Here’s a simple example: our dictionary will hold fields, locators and all words of the xDoc. Then, we’ll access the fields by the key and store them into a fresh field object:
Dim c As New CscCollection
c.Add(pXDoc.Fields, "fields")
c.Add(pXDoc.Locators, "locs")
c.Add(pXDoc.Words, "words")
Dim f As CscXDocFields
Set f = c.ItemByName("fields")
A more complex example: let’s assume the following use case – you want to create a histogram for the words present on your document.
Conventional approaches may not include arrays that you’d constantly redim. With collections, your task is way easier. Note that we’re going to use multiple dictionaries however. One will contain all unique words (the words text as key, to be precise), and for the value, we’ll have a new collection containing all word themselves as objects.
Here’s the pseudo code:
- For each word, check if the collection already holds its text (i.e. the key).

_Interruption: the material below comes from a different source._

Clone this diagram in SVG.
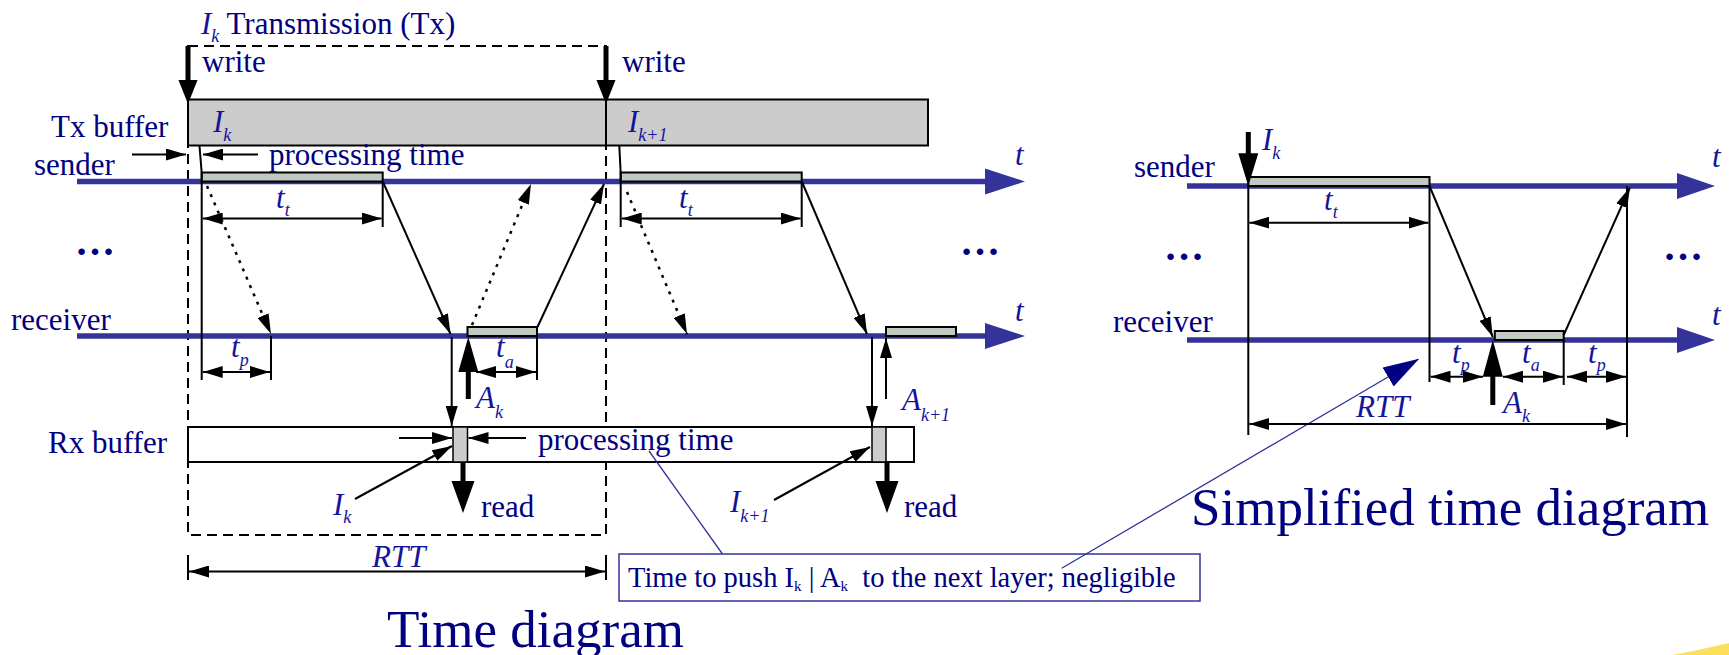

- If the key was found, add the word to the value.
- If the key was not found, create a new key and a new collection as value. Then, add the word to that new collection.
Sounds confusing? This graphic explains it:
The gray are represents a collection of unique words. The key is the text of that word, for example “and”, “or”, “there”. For the values, there are n additional collections, each holding as many instances of the respective word found. For example, if the document would contain seven “ands”, there would be seven words inside the first blue collection.
Here’s the code (I use a script locator here):
Private Sub SL_Histogram_LocateAlternatives(ByVal pXDoc As CASCADELib.CscXDocument, ByVal pLocator As CASCADELib.CscXDocField)
Dim histogram As New CscCollection
Dim wordCount As Long, histogramCount As Long
For wordCount = 0 To pXDoc.Words.Count - 1
'For Each word, check If the collection already holds its Text (i.e. the key).
If histogram.ItemNameExists(pXDoc.Words(wordCount).Text) Then
'If the key was found, add the word To the value.
histogram.ItemByName(pXDoc.Words(wordCount).Text).Add(pXDoc.Words(wordCount), CStr(wordCount))
Else
'If the key was Not found, create a new key And a new collection As value. Then, add the word To that new collection.
Dim c As CscCollection
Set c = New CscCollection
c.Add(pXDoc.Words(wordCount), CStr(wordCount))
histogram.Add(c, pXDoc.Words(wordCount).Text)
End If
Next
OutputHistogram(histogram)
End Sub
Here’s the helper sub that outputs the histogram to the debug view:
Private Sub OutputHistogram(c As CscCollection)
Debug.Clear
Dim i As Long
For i = 1 To c.Count
Debug.Print c.ItemName(i) + ";" + c(i).Count
Next
End Sub
Now, we can tell the following:
How many unique words are present on the document? A simple count provides us with that information.
Furthermore, by counting each word’s words (Inception, anyone?), we’ll finally have our histogram!
The above image shows the top 13 words by count of the KTA Whitepaper. By the way:
Kudos to David Wright for lending me his brain when writing this algorithm 😉